If you run jobarchived in debug level 1, does it log any "Found xx timed out jobs in database" messages or anything out of the ordinary?
comment:5 Changed 14 years ago by ramonb
- Owner changed from somebody to ramonb
- Status changed from new to assigned
When I test it here locally it seems to work fine. The fact that the job stays in the XML in R state is the problem. Since that metric has a TMAX of 60 seconds, it should disappear if the jobs finished and the XML is not updated (job no longer found in batch or jobmond down).
This seems to indicate that either:
- jobmond does not properly update from the batch/Torque
- the job is still running
What does it say when you do:
qstat -f 23055
?
comment:6 Changed 14 years ago by j.kasiak@…

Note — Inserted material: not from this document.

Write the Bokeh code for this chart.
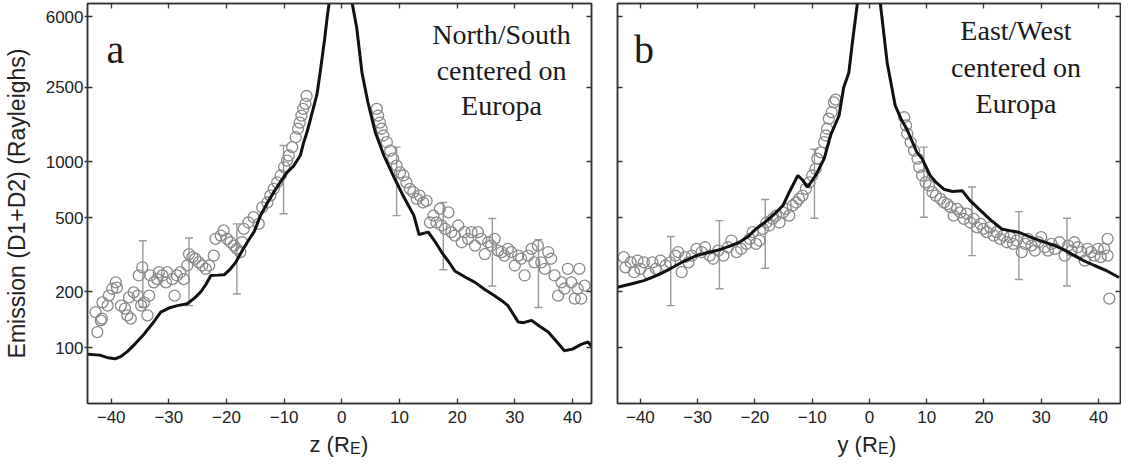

When I do qstat -f while the job is running I get: Job Id: 32113.headnode
Job_Name = STDIN Job_Owner = janek job_state = R queue = batch server = headnode Checkpoint = u ctime = Thu Apr 15 13:17:30 2010 Error_Path = /dev/pts/1 exec_host = node4_51/1 Hold_Types = n interactive = True Join_Path = n Keep_Files = n Mail_Points = a mtime = Thu Apr 15 13:17:31 2010 Output_Path = /dev/pts/1 Priority = 0 qtime = Thu Apr 15 13:17:30 2010 Rerunable = False Resource_List.nodect = 1 Resource_List.nodes = 1 Resource_List.walltime = 100:00:00 session_id = 19903 Variable_List = PBS_O_HOME=/nfs/admin/janek,PBS_O_LANG=en_US.UTF-8,
PBS_O_LOGNAME=janek, PBS_O_PATH=/usr/local/bin:/usr/bin:/bin:/usr/bin/X11:/usr/games, PBS_O_MAIL=/var/mail/janek,PBS_O_SHELL=/bin/bash, PBS_SERVER=sirius,PBS_O_HOST=sirius, PBS_O_WORKDIR=/nfs/admin/janek,PBS_O_QUEUE=batch
etime = Thu Apr 15 13:17:30 2010 submit_args = -I
and when the job is done qstat -f 32113 qstat: Unknown Job Id 32113.headnode
comment:7 Changed 14 years ago by ramonb
can you try removing this from your gmond.conf:
host_dmax = 0 /*secs */
and restarting gmond/jobmond/gmetad, in that order
comment:8 Changed 14 years ago by ramonb
also remove
cleanup_threshold = 300 /*secs */
please.
comment:9 Changed 14 years ago by j.kasiak@…
I removed both of the lines from the configure file for gmond and jobmonarch (jobmonarch has a separate configure file because I dont want it to broadcast on the same channel as the headnode)
It didn't work. I also tried setting the values to 60 seconds.
comment:10 Changed 11 years ago by ramonb
- Cc j.kasiak@… removed
- Milestone set to 1.0
- Resolution set to worksforme
- Status changed from assigned to closed
fixed in 1.0
Have you tried waiting a minute or so?
It will only get the status F, once the reported_timestamp + poll_interval is higher the current timestamp.